An old inscription on an inside paper repeated on the backing paper of the frame names the sitter as George Ravenscroft once described as ‘the handsomest and most athletic European gentleman then in India, and one of the most expert in the use of the sword and shield’.
Born in India in 1777, George was the eldest son of Edward Ravenscroft and Frances Elizabeth Rivott. His mother died when he was just ten years old. He joined the East India Company as a tax collector and as such would also have been part of their militia. George married Benedicta Louise Ramus, a lady of Portuguese descent, in West Bengal. The couple had 3 sons and two daughters before Benedicta died in 1818. George then married Charlotte Elizabeth Fitzgerald and with her had a son. George was murdered in 1823, aged 45.
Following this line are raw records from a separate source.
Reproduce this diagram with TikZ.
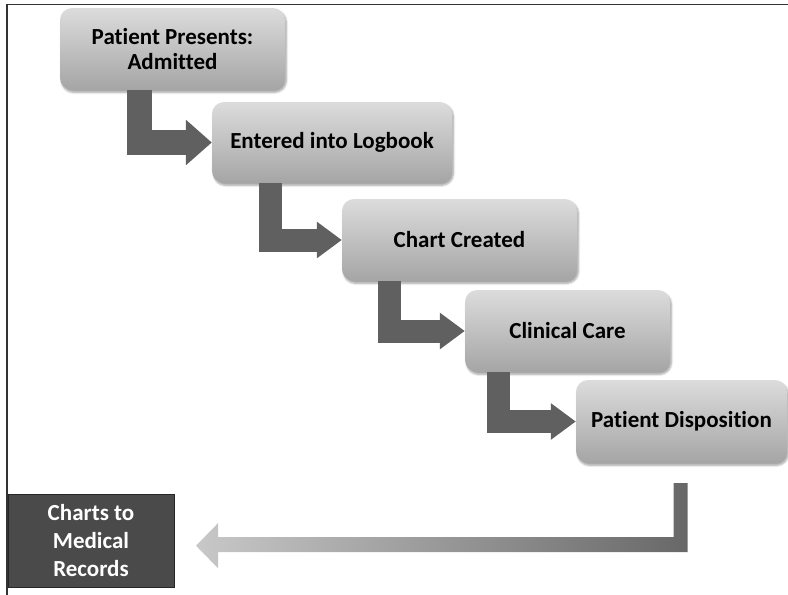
\documentclass[tikz,border=0pt]{standalone}
\usepackage{fontspec}
\setmainfont{Carlito}[Ligatures=NoCommon]
\usetikzlibrary{arrows.meta,shadows.blur}

\definecolor{boxhaut}{HTML}{DCDCDC}
\definecolor{boxbas}{HTML}{A5A5A5}
\definecolor{fleche}{HTML}{606060}
\definecolor{archive}{HTML}{4A4A4A}
\definecolor{retourclair}{HTML}{C8C8C8}
\definecolor{retourfonce}{HTML}{686868}

\tikzset{
  etape/.style={rounded corners=12pt, top color=boxhaut, bottom color=boxbas,
    blur shadow={shadow xshift=1.5pt, shadow yshift=-2.5pt, shadow opacity=35, shadow blur steps=6},
    align=center, inner sep=0pt, font=\bfseries\fontsize{23}{25}\selectfont},
  depot/.style={fill=archive, draw=black!85, line width=0.8pt, text=white,
    align=center, inner sep=0pt, font=\bfseries\fontsize{23}{28}\selectfont},
  coude/.style={draw=fleche, line width=23pt, line join=miter,
    -{Triangle[width=35pt,length=25pt]}},
}

\begin{document}
\begin{tikzpicture}[x=1pt, y=-1pt]

\useasboundingbox (0,0) rectangle (788,595);

% --- Cadre ---
\draw[black!80, line width=1.5pt] (788,4.5) -- (7,4.5) -- (7,595);

% --- Etapes ---
\node[etape, minimum width=225pt, minimum height=82pt] (b1) at (172.5,49) {Patient Presents:\\Admitted};
\node[etape, minimum width=240pt, minimum height=81pt] (b2) at (332,142.5) {Entered into Logbook};
\node[etape, minimum width=235pt, minimum height=82pt] (b3) at (459.5,240) {Chart Created};
\node[etape, minimum width=205pt, minimum height=82pt] (b4) at (567.5,331) {Clinical Care};
\node[etape, minimum width=211pt, minimum height=83pt] (b5) at (681.5,421.5) {Patient Disposition};

\node[depot, minimum width=166pt, minimum height=93pt] (recs) at (91,540.5) {Charts to\\Medical\\Records};

% --- Fleches coudees ---
\draw[coude, line width=25pt, -{Triangle[width=44pt,length=26pt]}] ([xshift=79.5pt]b1.south west) |- (b2.west);
\draw[coude] ([xshift=58.5pt]b2.south west) |- (b3.west);
\draw[coude] ([xshift=48pt]b3.south west) |- (b4.west);
\draw[coude] ([xshift=34pt]b4.south west) |- (b5.west);

% --- Retour vers les archives ---
\coordinate (dispo) at ([xshift=-8pt,yshift=-20pt]b5.south);
\shade[left color=retourclair, right color=retourfonce]
  (dispo) -- ++(14,0) -- ++(0,69) -- ++(-469.5,0) -- ++(0,16) -- ++(-22,-22.5)
  -- ++(22,-22.5) -- ++(0,14) -- ++(455.5,0) -- cycle;

\end{tikzpicture}
\end{document}
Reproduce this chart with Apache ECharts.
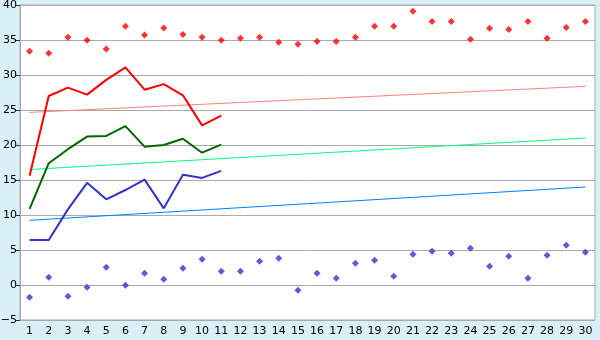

The circumstances of his death were reported in the newspapers and are recounted at length by William Sleeman in A Journey through the Kingdom of Oude (1858). Ravenscroft ‘had been the collector of the land revenue of the Cawnpore district for many years; but, having taken from the treasury a very large sum of money, and spent it in lavish hospitality and unsuccessful speculations, he absconded with his wife and child, and found an asylum with the Rajah of Bhinga, on the border of the Oude Tarae, where he intended to establish himself as an indigo planter’. But one night in May 1823, their house was attacked by a gang of dacoits. Seven men were killed; George died the following day from his wounds. His wife and child successfully hid from the attackers and were later escorted to Lucknow. Some time later, Charlotte punished her son for some misdemeanor by locking him in a bathing room. The little boy was apparently looking at his image in a tub of water when he toppled into it and drowned.
The portrait is painted on ivory. It has a small (barely visible) area of potential water damage to the outside edge at 1 o’clock not affecting the profile; it is otherwise in fine condition and is set in the original papier-mâché frame that has an unusual olive greenish hue and is warped. The frame may have always been this shape and colour but it’s impossible to know for sure. It still hangs effectively.
Irish-born Samuel Andrews spent most of his working life in India having travelled to Madras in 1791 where he later took up occupancy of a house once lived in by fellow artist John Smart.